**Short exercise**
Using the listing below, select the lines with the word "this" and copy them.
'''
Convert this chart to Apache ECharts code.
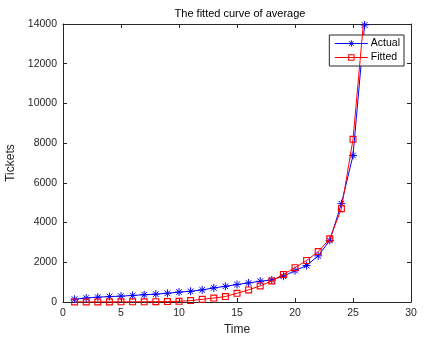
<!DOCTYPE html>
<html>
<head>
<meta charset="utf-8">
<script src="https://cdn.jsdelivr.net/npm/echarts@6/dist/echarts.min.js"></script>
<style>
    html, body { margin: 0; padding: 0; background: #fff; }
    #chart { width: 425px; height: 349px; }
</style>
</head>
<body>
<div id="chart"></div>
<script>
    // data
    const time = [1, 2, 3, 4, 5, 6, 7, 8, 9, 10, 11, 12, 13, 14, 15, 16, 17, 18, 19, 20, 21, 22, 23, 24, 25, 26];
    const actual = [140, 200, 240, 275, 295, 330, 365, 395, 440, 500, 540, 610, 710, 790, 880, 960, 1045, 1110, 1300, 1580, 1835, 2325, 3100, 4950, 7380, 13950];
    const fitted = [2, 3, 4, 5, 7, 9, 12, 16, 22, 35, 70, 135, 200, 275, 440, 610, 810, 1060, 1390, 1730, 2090, 2540, 3180, 4700, 8190, 14700];
    const xTicks = [0, 5, 10, 15, 20, 25, 30];
    const yTicks = [0, 2000, 4000, 6000, 8000, 10000, 12000, 14000];

    const axisColor = '#262626';
    const font = 'Liberation Sans, Arial, sans-serif';
    // asterisk marker (stroked) and hollow square marker (ring, filled)
    const star = 'path://M0,-1L0,1M-1,0L1,0M-0.7,-0.7L0.7,0.7M-0.7,0.7L0.7,-0.7';
    const square = 'path://M-1,-1L1,-1L1,1L-1,1ZM-0.68,-0.68L-0.68,0.68L0.68,0.68L0.68,-0.68Z';

    function pairs(xs, ys) {
        return xs.map((x, i) => [x, ys[i]]);
    }

    // x/y axis in matlab box style
    function xAxis(pos, labels) {
        return {
            type: 'value', position: pos,
            min: xTicks[0], max: xTicks[xTicks.length - 1], interval: 5,
            name: labels ? 'Time' : '', nameLocation: 'middle', nameGap: 22,
            nameTextStyle: { color: axisColor, fontSize: 12, fontFamily: font },
            axisLine: { show: true, onZero: false, lineStyle: { color: axisColor, width: 1 } },
            axisTick: { show: true, inside: true, length: 4, lineStyle: { color: axisColor } },
            axisLabel: { show: labels, color: axisColor, fontSize: 10.5, fontFamily: font, margin: 6 },
            splitLine: { show: false }
        };
    }
    function yAxis(pos, labels) {
        return {
            type: 'value', position: pos,
            min: yTicks[0], max: yTicks[yTicks.length - 1], interval: 2000,
            name: labels ? 'Tickets' : '', nameLocation: 'middle', nameGap: 34,
            nameTextStyle: { color: axisColor, fontSize: 12, fontFamily: font },
            axisLine: { show: true, onZero: false, lineStyle: { color: axisColor, width: 1 } },
            axisTick: { show: true, inside: true, length: 4, lineStyle: { color: axisColor } },
            axisLabel: {
                show: labels, color: axisColor, fontSize: 10.5, fontFamily: font, margin: 6,
                formatter: v => String(v)
            },
            splitLine: { show: false }
        };
    }

    const myChart = echarts.init(document.getElementById('chart'));
    const option = {
        animation: false,
        backgroundColor: '#fff',
        title: {
            text: 'The fitted curve of average',
            left: 235, top: 3, textAlign: 'center',
            textStyle: { color: '#000', fontSize: 11, fontWeight: 'normal', fontFamily: font }
        },
        grid: { left: 63, right: 14, top: 24, bottom: 47, outerBoundsMode: 'none' },
        legend: {
            orient: 'vertical',
            right: 21, top: 35,
            backgroundColor: '#fff',
            borderColor: axisColor, borderWidth: 1, borderRadius: 0,
            padding: [3, 4, 3, 5],
            itemWidth: 33, itemHeight: 8, itemGap: 3,
            itemStyle: { borderWidth: 1 },
            textStyle: { color: '#000', fontSize: 10.5, fontFamily: font, padding: [0, 0, 0, -2] },
            data: [
                { name: 'Actual', lineStyle: { color: '#0000ff', width: 1, shadowBlur: 0 } },
                { name: 'Fitted', lineStyle: { color: '#ff0000', width: 1, shadowBlur: 0 } }
            ]
        },
        xAxis: [xAxis('bottom', true), xAxis('top', false)],
        yAxis: [yAxis('left', true), yAxis('right', false)],
        series: [
            {
                name: 'Actual', type: 'line',
                data: pairs(time, actual),
                symbol: star, symbolSize: 8,
                color: '#0000ff',
                lineStyle: { color: '#0000ff', width: 1 },
                itemStyle: { color: '#0000ff', borderColor: '#0000ff', borderWidth: 1 },
                z: 3
            },
            {
                name: 'Fitted', type: 'line',
                data: pairs(time, fitted),
                symbol: square, symbolSize: 7,
                color: '#ff0000',
                lineStyle: { color: '#ff0000', width: 1 },
                itemStyle: { color: '#ff0000', borderWidth: 0 },
                z: 4
            }
        ]
    };
    myChart.setOption(option);
</script>
</body>
</html>
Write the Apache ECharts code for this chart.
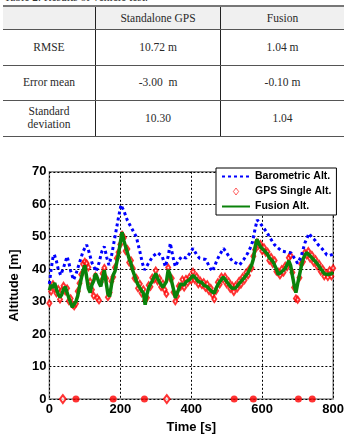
<!DOCTYPE html>
<html>
    <head>
        <meta charset="UTF-8">
        <title></title>
        <script type="text/javascript" src="https://cdn.jsdelivr.net/npm/echarts@6/dist/echarts.min.js"></script>
        <style>
            body { margin: 0; background: #fff; }
            #wrap { position: relative; width: 347px; height: 439px; overflow: hidden; }
            #main { position: absolute; left: 0; top: 0; width: 347px; height: 439px; }
            #cap { position: absolute; left: 4px; top: -9px; font: 11.5px "Liberation Serif", serif; color: #333; }
            table { position: absolute; left: 3px; top: 5px; width: 341px; border-collapse: collapse;
                    font: 11.5px "Liberation Serif", serif; color: #2a2a2a; }
            td { text-align: center; padding: 0; border-bottom: 1.5px solid #555; }
            td + td { border-left: 1px solid #222; }
            tr.head td { background: #f0f0f0; height: 22px; border-top: 2px solid #777; }
            tr.row td { height: 34.5px; line-height: 13px; }
        </style>
    </head>
    <body>
        <div id="wrap">
            <div id="cap">Table 2. Results of vehicle test.</div>
            <table>
                <tr class="head"><td style="width:92px"></td><td style="width:124px">Standalone GPS</td><td>Fusion</td></tr>
                <tr class="row"><td>RMSE</td><td>10.72 m</td><td>1.04 m</td></tr>
                <tr class="row"><td>Error mean</td><td>-3.00&nbsp; m</td><td>-0.10 m</td></tr>
                <tr class="row"><td>Standard<br>deviation</td><td>10.30</td><td>1.04</td></tr>
            </table>
            <div id="main"></div>
        </div>
    </body>
</html>
<script type="text/javascript">
        // barometric altitude [time, alt]
        var baroAlt = [
                [0, 35.5], [5, 40], [10, 43.5], [14, 44.5], [20, 42.5], [25, 40], [32, 38.2], [40, 40.5],
                [50, 43.9], [55, 42], [60, 39.5], [68, 36.7], [75, 38.5], [85, 42], [95, 45.5], [105, 47.5],
                [110, 46], [120, 42], [132, 39.3], [140, 42], [148, 45.5], [155, 47], [162, 43.5], [168, 41.3],
                [175, 44], [185, 50], [195, 56], [202, 59.8], [210, 58], [220, 55], [227, 53.6], [235, 52],
                [245, 50], [255, 45.5], [262, 42], [268, 39.8], [275, 41], [282, 42.3], [292, 44], [305, 45.1],
                [318, 44], [327, 40.8], [335, 44], [341, 48], [348, 44], [355, 40.8], [363, 42.5], [373, 43.9],
                [386, 43.4], [395, 44.8], [405, 46.4], [415, 44.5], [423, 43.4], [441, 43], [450, 41], [459, 39.3],
                [466, 41], [473, 42.9], [482, 44.8], [491, 46.4], [500, 45], [510, 43.3], [518, 42.3], [528, 41.8],
                [536, 41.3], [548, 43], [559, 44.9], [566, 46.5], [573, 48.5], [580, 52.5], [586, 55.2], [595, 54],
                [605, 52.6], [615, 51], [623, 49.5], [635, 47.5], [646, 46.4], [655, 45.6], [664, 45.4], [673, 45.2],
                [682, 45], [690, 43.5], [700, 41.8], [710, 44], [720, 48], [732, 51], [740, 49.8], [748, 49],
                [758, 47.5], [768, 46.4], [775, 45.5], [782, 44.4], [790, 44.2], [800, 44.6]
        ];

        // samples every 5 s, from 0 to 800
        var step = 5;

        // fusion altitude (green)
        var fusionAlt = [
                33.5, 35.2, 34.3, 35.8, 33.8, 32.3, 31.4, 32.2, 33.8, 34.6, 32.7, 31.2, 29.6, 28.3, 27.8, 30.1,
                31.8, 34.6, 37.2, 39.5, 41.2, 37.6, 34.1, 32.8, 35.2, 36.4, 38.6, 37.4, 35.8, 34.7, 37.3, 39.7,
                35.9, 32.4, 31.6, 35.1, 38.2, 39.4, 42.1, 44.6, 48.2, 51.4, 48.8, 46.9, 45.1, 43.2, 41.8, 39.6,
                38.1, 36.4, 35.2, 34.6, 33.4, 32.6, 29.1, 32.3, 34.2, 35.4, 36.3, 37.6, 38.7, 37.2, 36.1, 35.3,
                34.4, 34.8, 36.2, 39.8, 38.4, 36.1, 33.8, 31.2, 30.8, 33.9, 35.4, 35.9, 35.2, 36.1, 36.6, 36.8,
                37.4, 38.1, 37.5, 36.9, 36.2, 35.6, 35.9, 35.1, 35.0, 34.6, 34.1, 33.4, 32.8, 32.6, 34.1, 35.2,
                36.1, 36.8, 37.6, 36.9, 36.2, 35.4, 34.8, 34.1, 33.7, 34.2, 34.9, 35.6, 36.1, 36.8, 37.4, 38.2,
                38.9, 39.4, 41.2, 43.1, 46.8, 49.2, 48.1, 46.9, 46.4, 45.8, 45.9, 44.6, 43.5, 42.9, 42.4, 41.8,
                40.1, 38.4, 38.9, 39.2, 39.7, 40.2, 41.4, 42.6, 41.2, 38.1, 35.2, 32.8, 35.6, 38.2, 40.8, 43.1,
                44.2, 45.1, 44.8, 44.1, 43.6, 42.9, 42.3, 41.7, 40.9, 40.1, 39.4, 38.6, 38.0, 38.4, 38.9, 38.6,
                39.0
        ];

        // GPS single altitude (red diamonds)
        var gpsAlt = [
                29.5, 33.1, 35.4, 34.2, 32.6, 33.9, 30.7, 33.4, 34.9, 33.2, 34.1, 30.2, 31.0, 29.1, 28.6, 29.4,
                33.2, 35.7, 38.4, 41.6, 42.3, 41.8, 40.6, 36.2, 33.7, 31.8, 37.9, 31.2, 30.4, 36.1, 38.7, 40.4,
                37.2, 31.4, 32.8, 36.3, 37.6, 40.5, 43.4, 45.2, 47.6, 50.6, 49.7, 45.6, 46.2, 42.1, 42.7, 40.3,
                37.2, 37.3, 34.1, 35.5, 32.6, 33.8, 30.4, 31.2, 35.1, 34.6, 37.4, 36.8, 39.6, 36.3, 37.2, 34.5,
                35.6, 33.7, 32.4, 40.5, 37.3, 37.2, 32.9, 30.1, 31.7, 34.8, 34.6, 36.8, 34.4, 37.0, 35.8, 37.6,
                36.6, 39.2, 36.7, 37.8, 35.4, 36.5, 35.1, 36.0, 34.3, 35.4, 33.3, 34.2, 32.1, 30.8, 33.4, 36.0,
                35.3, 37.7, 36.8, 37.7, 35.4, 36.3, 34.0, 35.0, 33.0, 35.0, 34.1, 36.4, 35.3, 37.6, 36.6, 39.0,
                38.1, 40.3, 40.4, 44.0, 46.0, 48.3, 47.3, 47.8, 45.6, 46.7, 45.1, 45.4, 42.7, 43.8, 41.6, 42.7,
                39.3, 39.2, 38.1, 40.0, 39.0, 41.1, 40.6, 43.5, 44.2, 39.0, 34.4, 31.0, 30.6, 37.4, 41.6, 42.3,
                45.1, 44.3, 45.6, 43.3, 44.4, 42.1, 43.1, 40.9, 41.7, 39.3, 40.2, 37.8, 38.8, 37.6, 39.7, 37.8,
                40.3
        ];

        // GPS dropouts sitting at 0 m
        var gpsZeroSingle = [38, 331];
        var gpsZeroCluster = [75, 180, 268, 521, 575, 702, 741];

        var xTicks = [0, 200, 400, 600, 800];
        var yTicks = [0, 10, 20, 30, 40, 50, 60, 70];

        function withTime(arr) {
                var out = [];
                for (var i = 0; i < arr.length; i++) out.push([i * step, arr[i]]);
                return out;
        }
        function atZero(arr) {
                return arr.map(function (t) { return [t, 0]; });
        }

        var myChart = echarts.init(document.getElementById('main'));
        var font = 'Liberation Sans, Arial, sans-serif';
        var dotted = { color: '#000', type: [2, 2], width: 1 };

        option = {
                animation: false,
                grid: { left: 43.3, right: 10.3, top: 171.8, bottom: 39.7, show: true, borderColor: '#888', borderWidth: 1.5 },
                legend: {
                        orient: 'vertical', left: 216, top: 168,
                        backgroundColor: '#fff', borderColor: '#000', borderWidth: 1,
                        padding: [2, 5, 2, 5], itemGap: 2, itemWidth: 28, itemHeight: 7,
                        textStyle: { fontFamily: font, fontWeight: 'bold', fontSize: 10.5, color: '#000', lineHeight: 13 },
                        data: [
                                // line icons only, no marker in the middle
                                { name: 'Barometric Alt.', itemStyle: { opacity: 0 } },
                                { name: 'GPS Single Alt.', icon: 'path://M3,0L6,4L3,8L0,4Z',
                                  itemStyle: { color: '#fff', borderColor: '#ff0000', borderWidth: 0.8 } },
                                { name: 'Fusion Alt.', itemStyle: { opacity: 0 } }
                        ]
                },
                xAxis: {
                        type: 'value', min: xTicks[0], max: xTicks[xTicks.length - 1], interval: 200,
                        name: 'Time [s]', nameLocation: 'middle', nameGap: 18,
                        nameTextStyle: { fontFamily: font, fontWeight: 'bold', fontSize: 13, color: '#000' },
                        axisLine: { show: false }, axisTick: { show: false },
                        axisLabel: { margin: 4, fontFamily: font, fontWeight: 'bold', fontSize: 13, color: '#000' },
                        splitLine: { lineStyle: dotted }
                },
                yAxis: {
                        type: 'value', min: yTicks[0], max: yTicks[yTicks.length - 1], interval: 10,
                        name: 'Altitude [m]', nameLocation: 'middle', nameGap: 25,
                        nameTextStyle: { fontFamily: font, fontWeight: 'bold', fontSize: 13, color: '#000' },
                        axisLine: { show: false }, axisTick: { show: false },
                        axisLabel: { margin: 3, fontFamily: font, fontWeight: 'bold', fontSize: 13, color: '#000' },
                        splitLine: { lineStyle: dotted }
                },
                series: [{
                        name: 'GPS Single Alt.',
                        type: 'scatter',
                        symbol: 'emptyDiamond',
                        symbolSize: [4, 6],
                        itemStyle: { color: '#ff0000', borderWidth: 0.6 },
                        data: withTime(gpsAlt),
                        z: 2
                }, {
                        name: 'GPS Single Alt.',
                        type: 'scatter',
                        symbol: 'emptyDiamond',
                        symbolSize: [6, 8],
                        itemStyle: { color: '#ff0000', borderWidth: 1 },
                        data: atZero(gpsZeroSingle),
                        z: 2
                }, {
                        name: 'GPS Single Alt.',
                        type: 'scatter',
                        symbol: 'circle',
                        symbolSize: 7,
                        itemStyle: { color: '#ff0000' },
                        data: atZero(gpsZeroCluster),
                        z: 2
                }, {
                        name: 'Fusion Alt.',
                        type: 'line',
                        showSymbol: false, symbol: 'none',
                        itemStyle: { color: '#0a820a' },
                        lineStyle: { color: '#0a820a', width: 3.5 },
                        data: withTime(fusionAlt),
                        z: 3
                }, {
                        name: 'Barometric Alt.',
                        type: 'line',
                        showSymbol: false, symbol: 'none',
                        itemStyle: { color: '#0000ff' },
                        lineStyle: { color: '#0000ff', width: 3, type: [3, 3] },
                        data: baroAlt,
                        z: 4
                }]
        };
        myChart.setOption(option);
</script>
'''
**Final result**
Convert this chart to Apache ECharts code.
Write the Apache ECharts code for this chart.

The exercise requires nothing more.